- Task directions:
Locate every line below that contains the word "page" and copy it.

- Data rows:
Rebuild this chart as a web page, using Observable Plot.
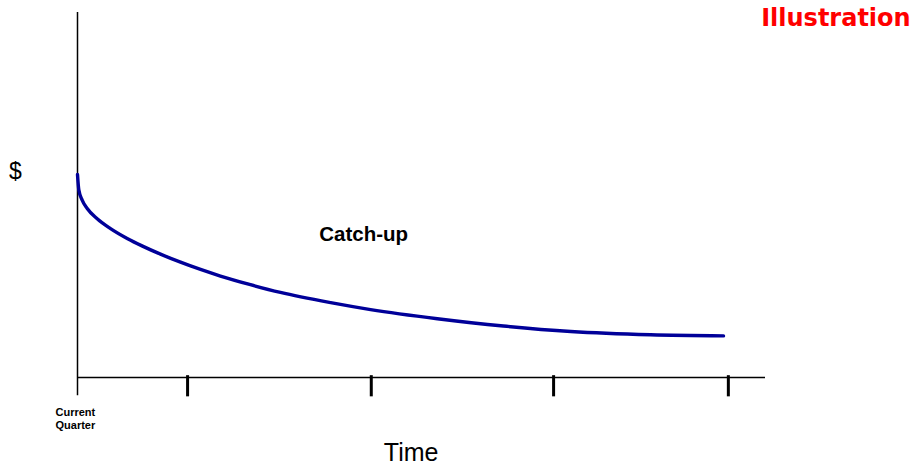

* * *

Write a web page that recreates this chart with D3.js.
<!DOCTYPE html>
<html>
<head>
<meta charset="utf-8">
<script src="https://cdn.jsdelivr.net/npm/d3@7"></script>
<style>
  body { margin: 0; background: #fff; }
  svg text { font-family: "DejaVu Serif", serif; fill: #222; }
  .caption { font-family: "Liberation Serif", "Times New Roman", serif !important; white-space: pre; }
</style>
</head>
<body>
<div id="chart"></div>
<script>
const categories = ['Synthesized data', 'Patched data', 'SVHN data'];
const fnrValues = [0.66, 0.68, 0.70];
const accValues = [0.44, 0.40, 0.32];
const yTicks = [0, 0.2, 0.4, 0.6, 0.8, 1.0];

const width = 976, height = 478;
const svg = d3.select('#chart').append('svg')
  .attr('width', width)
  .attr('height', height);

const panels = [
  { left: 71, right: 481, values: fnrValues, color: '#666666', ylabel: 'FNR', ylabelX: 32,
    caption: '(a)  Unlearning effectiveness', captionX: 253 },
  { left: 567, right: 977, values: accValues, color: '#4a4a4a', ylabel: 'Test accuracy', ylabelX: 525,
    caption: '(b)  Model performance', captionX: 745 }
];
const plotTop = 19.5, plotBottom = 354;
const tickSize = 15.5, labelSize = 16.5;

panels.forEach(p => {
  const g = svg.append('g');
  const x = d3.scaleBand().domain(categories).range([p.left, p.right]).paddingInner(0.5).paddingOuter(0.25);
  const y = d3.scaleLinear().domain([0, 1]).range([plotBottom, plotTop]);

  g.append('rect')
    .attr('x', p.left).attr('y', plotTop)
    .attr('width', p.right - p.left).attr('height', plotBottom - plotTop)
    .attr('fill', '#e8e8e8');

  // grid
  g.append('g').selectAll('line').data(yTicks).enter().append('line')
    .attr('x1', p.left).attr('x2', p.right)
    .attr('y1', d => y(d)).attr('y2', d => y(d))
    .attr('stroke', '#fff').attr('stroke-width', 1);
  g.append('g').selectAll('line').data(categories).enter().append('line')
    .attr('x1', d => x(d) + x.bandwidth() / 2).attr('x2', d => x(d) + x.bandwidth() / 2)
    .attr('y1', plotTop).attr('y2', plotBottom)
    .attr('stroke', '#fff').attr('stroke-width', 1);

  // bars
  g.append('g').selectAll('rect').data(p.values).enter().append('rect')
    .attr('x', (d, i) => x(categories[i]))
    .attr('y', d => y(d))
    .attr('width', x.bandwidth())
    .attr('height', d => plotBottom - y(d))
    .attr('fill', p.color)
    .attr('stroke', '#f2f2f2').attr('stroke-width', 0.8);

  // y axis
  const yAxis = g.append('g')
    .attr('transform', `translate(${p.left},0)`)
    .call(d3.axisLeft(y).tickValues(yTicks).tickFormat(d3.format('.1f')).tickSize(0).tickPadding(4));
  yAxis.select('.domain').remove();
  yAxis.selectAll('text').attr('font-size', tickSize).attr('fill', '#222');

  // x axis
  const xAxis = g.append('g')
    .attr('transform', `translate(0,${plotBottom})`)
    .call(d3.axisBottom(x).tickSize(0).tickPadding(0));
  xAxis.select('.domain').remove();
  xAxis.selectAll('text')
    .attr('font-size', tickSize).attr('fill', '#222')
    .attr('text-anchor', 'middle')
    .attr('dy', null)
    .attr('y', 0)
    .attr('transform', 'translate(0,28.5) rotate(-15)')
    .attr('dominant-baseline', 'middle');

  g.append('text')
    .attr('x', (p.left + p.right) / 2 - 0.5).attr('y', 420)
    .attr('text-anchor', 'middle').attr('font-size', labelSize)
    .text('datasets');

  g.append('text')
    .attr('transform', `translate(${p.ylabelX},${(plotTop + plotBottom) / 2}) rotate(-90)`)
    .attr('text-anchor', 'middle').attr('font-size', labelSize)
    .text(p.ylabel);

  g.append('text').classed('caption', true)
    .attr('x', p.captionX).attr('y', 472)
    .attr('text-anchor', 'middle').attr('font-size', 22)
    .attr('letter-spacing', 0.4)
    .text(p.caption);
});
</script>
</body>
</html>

- Answer for the task:
Rebuild this chart as a web page, using Observable Plot.
Write a web page that recreates this chart with D3.js.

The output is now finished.